Zo is het opmerkelijk dat ruimtelijk beleid niet wordt besproken. Dat is een gemiste kans. De grootste uitdaging op onze woningmarkt ligt de komende jaren juist hier. Waar kan kwalitatief hoogwaardig aanbod worden ontwikkeld en hoe voorkomen we dat prijzen als gevolg van schaarste fors gaan oplopen?
Daar waar maatregelen zoals de renteaftrek juist wel de woningmarkt raken, namelijk via effecten op de korte termijn op het aanbod en de doorstroming op de woningmarkt, zien we deze weer niet terug, omdat het geen langetermijneffecten zijn. Dit probleem speelt ook nadrukkelijk bij de analyses van de planbureaus rond de kredietrantsoenering op de hypotheekmarkt. De effecten op zowel individuele huishoudens als de bredere doorwerking op de woningmarkt op de kortere termijn blijven in de analyse de buiten beschouwing.
Kredietrantsoenering zorgt ervoor dat groepen burgers hun woonwensen niet kunnen realiseren. Jonge mensen bijvoorbeeld blijven daardoor noodgedwongen langer thuis wonen, moeten een woning delen of kiezen voor een woning of buurt die ze minder aantrekkelijk vinden. Dit vanwege het feit dat de overheid zeer strenge leenregels afdwingt.
Het gaat hier om een belangrijke aantasting van de keuzevrijheid voor de getroffenen. Bovendien heeft het een negatieve doorwerking naar de totale woningmarkt, zoals we tijdens de crisis duidelijk hebben kunnen waarnemen. De woningmarkt is een voorraadmarkt, en rantsoenering werkt zodoende door in de hele verhuisketen.
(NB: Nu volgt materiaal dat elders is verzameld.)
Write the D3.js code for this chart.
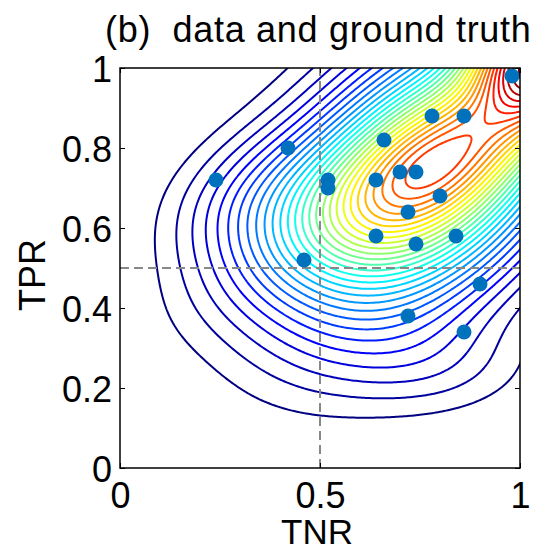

Dit punt heb ik tijdens de crisis vaak naar voren gebracht, en het is de hoofdoorzaak van het feit dat de woningmarktcrisis juist in ons land zo lang heeft geduurd. De aandacht voor kortetermijneffecten in de vorm van vermogensrisico’s is mooi, maar nog veel belangrijker is aandacht voor de kortetermijneffecten op aanbod en doorstroming.
De doelmatigheidswinsten worden ook slecht begrepen. De suggestie is dat de woningmarkt beter gaat functioneren. Dat is in het algemeen echter niet het geval. Belangrijke ‘winst’ ontstaat er doordat consumenten bij het verdwijnen van fiscale voordelen en subsidies minder aan wonen gaan besteden en meer aan andere consumptie. Dit is doelmatiger.
Theoretisch heeft het CPB gelijk, maar ik vraag mij toch af of de politici zo in hun nopjes zijn als consumenten meer gaan uitgeven aan auto’s en buitenlandse vakanties in plaats van te investeren in een eigen huis. Dit is niettemin wel degelijk het soort doelmatigheidswinst op de lange termijn die de planbureaus berekenen.
Zo kon het gebeuren bij de laatste verkiezingen dat PvdA-leider Samsom in een tv-uitzending beweerde dat hij een mevrouw die haar woning maar niet verkocht kreeg zou gaan helpen, want „hij ging de hypotheekrenteaftrek aanpakken.” Dat een dergelijke maatregel het in werkelijkheid juist moeilijker zou maken voor mevrouw om te verkopen (en ook nog tegen een lagere prijs) verdween in de mist. De verwarring over de doelmatigheidseffecten en de beperkte informatie over de gevolgen van beleid op de korte termijn speelden hier op.
Informatie over welvaartseffecten op de lange termijn is nuttig, maar er moet meer aandacht komen voor de resultaten van beleid op de woningmarkt zelf. Het moet gaan om effecten op aanbod, doorstroming en op de mogelijkheden voor mensen om de woonkwaliteiten die ze willen, naar zich toe te halen.
Hier zou ik graag de onpartijdige analyses van de planbureaus zien, te beginnen met het ruimtelijk beleid en de kredietrantsoenering. Daarmee zou de bruikbaarheid van de analyses voor het woonbeleid nog belangrijk kunnen worden vergroot.
De auteur is directeur van het Economisch Instituut voor de Bouw.